* _INFORMATION PROVIDED_:

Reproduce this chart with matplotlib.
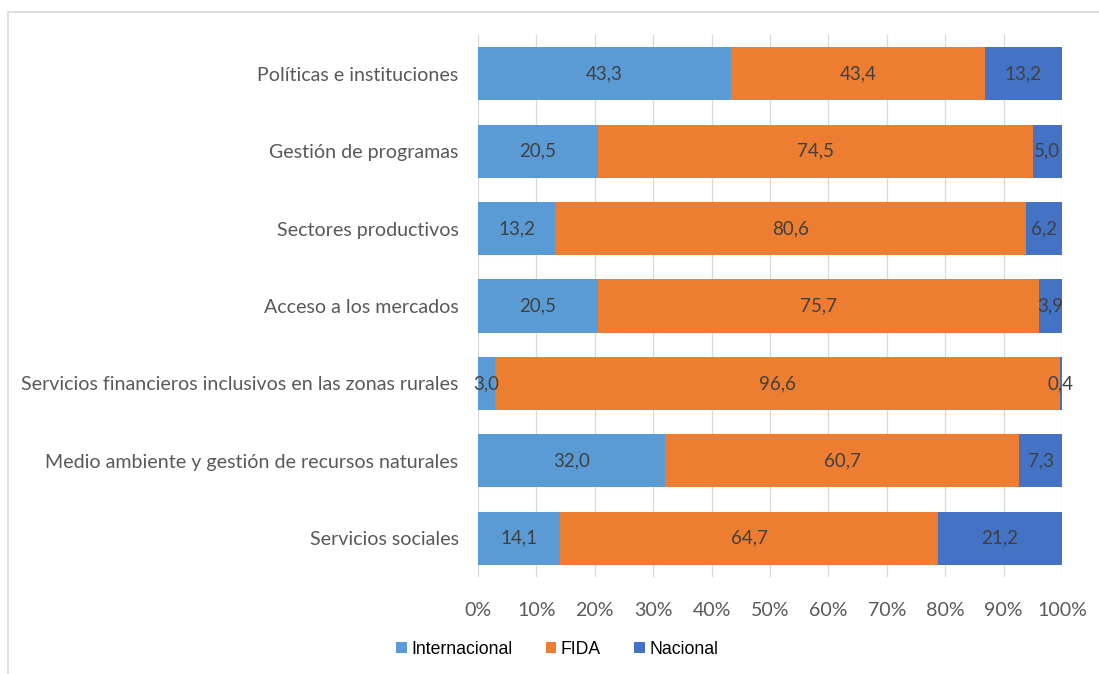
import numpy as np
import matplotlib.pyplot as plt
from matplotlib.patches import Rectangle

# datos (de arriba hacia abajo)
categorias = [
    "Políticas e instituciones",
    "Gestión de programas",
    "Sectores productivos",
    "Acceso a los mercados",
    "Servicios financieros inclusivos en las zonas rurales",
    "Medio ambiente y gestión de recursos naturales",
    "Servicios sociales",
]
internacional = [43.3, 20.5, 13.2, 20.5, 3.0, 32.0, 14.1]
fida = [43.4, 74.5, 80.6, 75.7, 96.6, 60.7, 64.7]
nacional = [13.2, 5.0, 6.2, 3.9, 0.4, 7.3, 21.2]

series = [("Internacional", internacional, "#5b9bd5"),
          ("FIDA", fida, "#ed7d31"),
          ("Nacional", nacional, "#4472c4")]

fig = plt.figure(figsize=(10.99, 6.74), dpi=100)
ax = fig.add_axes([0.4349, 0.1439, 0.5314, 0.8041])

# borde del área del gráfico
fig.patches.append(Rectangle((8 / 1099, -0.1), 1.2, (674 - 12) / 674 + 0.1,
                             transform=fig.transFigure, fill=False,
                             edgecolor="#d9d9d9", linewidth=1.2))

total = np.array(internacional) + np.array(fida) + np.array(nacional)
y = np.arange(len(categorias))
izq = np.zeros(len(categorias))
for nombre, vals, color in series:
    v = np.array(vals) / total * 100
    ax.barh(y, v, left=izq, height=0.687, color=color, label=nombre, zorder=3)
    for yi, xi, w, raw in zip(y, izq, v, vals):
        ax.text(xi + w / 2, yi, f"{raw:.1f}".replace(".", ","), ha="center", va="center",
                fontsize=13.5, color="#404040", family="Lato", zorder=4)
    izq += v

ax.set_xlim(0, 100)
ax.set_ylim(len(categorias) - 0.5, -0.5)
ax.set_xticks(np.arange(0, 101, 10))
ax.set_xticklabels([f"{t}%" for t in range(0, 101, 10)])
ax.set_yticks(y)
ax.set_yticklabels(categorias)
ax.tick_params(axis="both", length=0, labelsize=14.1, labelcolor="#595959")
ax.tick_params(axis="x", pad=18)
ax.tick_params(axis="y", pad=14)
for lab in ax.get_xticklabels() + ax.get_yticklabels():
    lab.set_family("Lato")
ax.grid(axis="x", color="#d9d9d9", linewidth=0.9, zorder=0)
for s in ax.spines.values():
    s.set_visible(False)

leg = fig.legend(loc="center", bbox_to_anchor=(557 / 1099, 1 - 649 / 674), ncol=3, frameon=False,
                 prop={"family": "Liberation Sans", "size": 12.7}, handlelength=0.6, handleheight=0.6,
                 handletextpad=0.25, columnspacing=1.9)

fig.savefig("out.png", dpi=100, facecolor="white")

* _WRITTEN PROBLEM_: Copy out the whole listing exactly, and don't carry over any pictures.

* _SOLUTION FOR THIS TASK_:
Reproduce this chart with matplotlib.
import numpy as np
import matplotlib.pyplot as plt
from matplotlib.patches import Rectangle

# datos (de arriba hacia abajo)
categorias = [
    "Políticas e instituciones",
    "Gestión de programas",
    "Sectores productivos",
    "Acceso a los mercados",
    "Servicios financieros inclusivos en las zonas rurales",
    "Medio ambiente y gestión de recursos naturales",
    "Servicios sociales",
]
internacional = [43.3, 20.5, 13.2, 20.5, 3.0, 32.0, 14.1]
fida = [43.4, 74.5, 80.6, 75.7, 96.6, 60.7, 64.7]
nacional = [13.2, 5.0, 6.2, 3.9, 0.4, 7.3, 21.2]

series = [("Internacional", internacional, "#5b9bd5"),
          ("FIDA", fida, "#ed7d31"),
          ("Nacional", nacional, "#4472c4")]

fig = plt.figure(figsize=(10.99, 6.74), dpi=100)
ax = fig.add_axes([0.4349, 0.1439, 0.5314, 0.8041])

# borde del área del gráfico
fig.patches.append(Rectangle((8 / 1099, -0.1), 1.2, (674 - 12) / 674 + 0.1,
                             transform=fig.transFigure, fill=False,
                             edgecolor="#d9d9d9", linewidth=1.2))

total = np.array(internacional) + np.array(fida) + np.array(nacional)
y = np.arange(len(categorias))
izq = np.zeros(len(categorias))
for nombre, vals, color in series:
    v = np.array(vals) / total * 100
    ax.barh(y, v, left=izq, height=0.687, color=color, label=nombre, zorder=3)
    for yi, xi, w, raw in zip(y, izq, v, vals):
        ax.text(xi + w / 2, yi, f"{raw:.1f}".replace(".", ","), ha="center", va="center",
                fontsize=13.5, color="#404040", family="Lato", zorder=4)
    izq += v

ax.set_xlim(0, 100)
ax.set_ylim(len(categorias) - 0.5, -0.5)
ax.set_xticks(np.arange(0, 101, 10))
ax.set_xticklabels([f"{t}%" for t in range(0, 101, 10)])
ax.set_yticks(y)
ax.set_yticklabels(categorias)
ax.tick_params(axis="both", length=0, labelsize=14.1, labelcolor="#595959")
ax.tick_params(axis="x", pad=18)
ax.tick_params(axis="y", pad=14)
for lab in ax.get_xticklabels() + ax.get_yticklabels():
    lab.set_family("Lato")
ax.grid(axis="x", color="#d9d9d9", linewidth=0.9, zorder=0)
for s in ax.spines.values():
    s.set_visible(False)

leg = fig.legend(loc="center", bbox_to_anchor=(557 / 1099, 1 - 649 / 674), ncol=3, frameon=False,
                 prop={"family": "Liberation Sans", "size": 12.7}, handlelength=0.6, handleheight=0.6,
                 handletextpad=0.25, columnspacing=1.9)

fig.savefig("out.png", dpi=100, facecolor="white")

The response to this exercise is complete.